* [WRITTEN REQUEST] The listing below must be repeated word for word, with its images excluded.
Start
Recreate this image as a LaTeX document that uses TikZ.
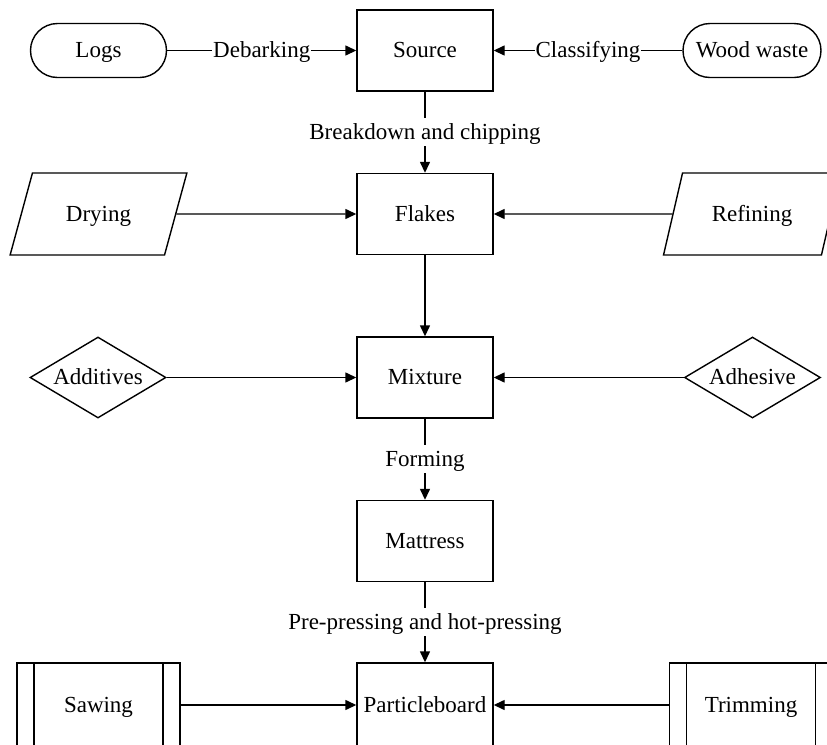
\documentclass[tikz,border=0pt]{standalone}
\usepackage{fontspec}
\setmainfont{Liberation Serif}
\usetikzlibrary{arrows.meta, shapes.geometric}

\begin{document}
\begin{tikzpicture}[x=0.5pt, y=-0.5pt,
    font=\fontsize{11.5}{13}\selectfont, line width=0.7pt,
    every node/.style={text height=9pt, text depth=2pt},
    box/.style={draw, minimum width=68pt, minimum height=40.5pt, inner sep=0pt},
    terminal/.style={draw, rounded corners=13.5pt, minimum width=68pt, minimum height=27pt, inner sep=0pt},
    slanted/.style={draw, trapezium, trapezium left angle=63.4, trapezium right angle=116.6,
        trapezium stretches=true, minimum width=88.5pt, minimum height=41pt, inner sep=0pt},
    decision/.style={draw, diamond, aspect=1.68, minimum width=68pt, minimum height=40.5pt, inner sep=0pt},
    subproc/.style={box, minimum width=81.5pt, minimum height=42pt,
        path picture={
            \draw ([xshift=8.5pt]path picture bounding box.north west) -- ([xshift=8.5pt]path picture bounding box.south west);
            \draw ([xshift=-8.5pt]path picture bounding box.north east) -- ([xshift=-8.5pt]path picture bounding box.south east);
        }},
    flow/.style={-{Triangle[length=5.5pt, width=5pt]}},
    lbl/.style={fill=white, inner xsep=0.5pt, inner ysep=1.5pt}]
    \useasboundingbox (0,0) rectangle (827,745);
    \clip (0,0) rectangle (827,745);

    % Main chain (centre column)
    \node[box] (source) at (425, 50.5) {Source};
    \node[box] (flakes) at (425, 214) {Flakes};
    \node[box] (mixture) at (425, 377.5) {Mixture};
    \node[box] (mattress) at (425, 541) {Mattress};
    \node[box, minimum height=42pt] (board) at (425, 705) {Particleboard};

    % Inputs on the left and right
    \node[terminal] (logs) at (98.5, 50.5) {Logs};
    \node[terminal, minimum width=69pt] (waste) at (752, 50.5) {Wood waste};
    \node[slanted] (drying) at (98.5, 214) {Drying};
    \node[slanted] (refining) at (752, 214) {Refining};
    \node[decision] (additives) at (98, 377.5) {Additives};
    \node[decision] (adhesive) at (752.5, 377.5) {Adhesive};
    \node[subproc] (sawing) at (98.5, 705) {Sawing};
    \node[subproc] (trimming) at (751, 705) {Trimming};

    % Connectors
    \draw[flow] (logs) -- node[lbl] {Debarking} (source);
    \draw[flow] (waste) -- node[lbl] {Classifying} (source);
    \draw[flow] (source) -- node[lbl] {Breakdown and chipping} (flakes);
    \draw[flow] (drying) -- (flakes);
    \draw[flow] (refining) -- (flakes);
    \draw[flow] (flakes) -- (mixture);
    \draw[flow] (additives) -- (mixture);
    \draw[flow] (adhesive) -- (mixture);
    \draw[flow] (mixture) -- node[lbl] {Forming} (mattress);
    \draw[flow] (mattress) -- node[lbl] {Pre-pressing and hot-pressing} (board);
    \draw[flow] (sawing) -- (board);
    \draw[flow] (trimming) -- (board);
\end{tikzpicture}
\end{document}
End
* [THE RESPONSE]
Recreate this image as a LaTeX document that uses TikZ.
\documentclass[tikz,border=0pt]{standalone}
\usepackage{fontspec}
\setmainfont{Liberation Serif}
\usetikzlibrary{arrows.meta, shapes.geometric}

\begin{document}
\begin{tikzpicture}[x=0.5pt, y=-0.5pt,
    font=\fontsize{11.5}{13}\selectfont, line width=0.7pt,
    every node/.style={text height=9pt, text depth=2pt},
    box/.style={draw, minimum width=68pt, minimum height=40.5pt, inner sep=0pt},
    terminal/.style={draw, rounded corners=13.5pt, minimum width=68pt, minimum height=27pt, inner sep=0pt},
    slanted/.style={draw, trapezium, trapezium left angle=63.4, trapezium right angle=116.6,
        trapezium stretches=true, minimum width=88.5pt, minimum height=41pt, inner sep=0pt},
    decision/.style={draw, diamond, aspect=1.68, minimum width=68pt, minimum height=40.5pt, inner sep=0pt},
    subproc/.style={box, minimum width=81.5pt, minimum height=42pt,
        path picture={
            \draw ([xshift=8.5pt]path picture bounding box.north west) -- ([xshift=8.5pt]path picture bounding box.south west);
            \draw ([xshift=-8.5pt]path picture bounding box.north east) -- ([xshift=-8.5pt]path picture bounding box.south east);
        }},
    flow/.style={-{Triangle[length=5.5pt, width=5pt]}},
    lbl/.style={fill=white, inner xsep=0.5pt, inner ysep=1.5pt}]
    \useasboundingbox (0,0) rectangle (827,745);
    \clip (0,0) rectangle (827,745);

    % Main chain (centre column)
    \node[box] (source) at (425, 50.5) {Source};
    \node[box] (flakes) at (425, 214) {Flakes};
    \node[box] (mixture) at (425, 377.5) {Mixture};
    \node[box] (mattress) at (425, 541) {Mattress};
    \node[box, minimum height=42pt] (board) at (425, 705) {Particleboard};

    % Inputs on the left and right
    \node[terminal] (logs) at (98.5, 50.5) {Logs};
    \node[terminal, minimum width=69pt] (waste) at (752, 50.5) {Wood waste};
    \node[slanted] (drying) at (98.5, 214) {Drying};
    \node[slanted] (refining) at (752, 214) {Refining};
    \node[decision] (additives) at (98, 377.5) {Additives};
    \node[decision] (adhesive) at (752.5, 377.5) {Adhesive};
    \node[subproc] (sawing) at (98.5, 705) {Sawing};
    \node[subproc] (trimming) at (751, 705) {Trimming};

    % Connectors
    \draw[flow] (logs) -- node[lbl] {Debarking} (source);
    \draw[flow] (waste) -- node[lbl] {Classifying} (source);
    \draw[flow] (source) -- node[lbl] {Breakdown and chipping} (flakes);
    \draw[flow] (drying) -- (flakes);
    \draw[flow] (refining) -- (flakes);
    \draw[flow] (flakes) -- (mixture);
    \draw[flow] (additives) -- (mixture);
    \draw[flow] (adhesive) -- (mixture);
    \draw[flow] (mixture) -- node[lbl] {Forming} (mattress);
    \draw[flow] (mattress) -- node[lbl] {Pre-pressing and hot-pressing} (board);
    \draw[flow] (sawing) -- (board);
    \draw[flow] (trimming) -- (board);
\end{tikzpicture}
\end{document}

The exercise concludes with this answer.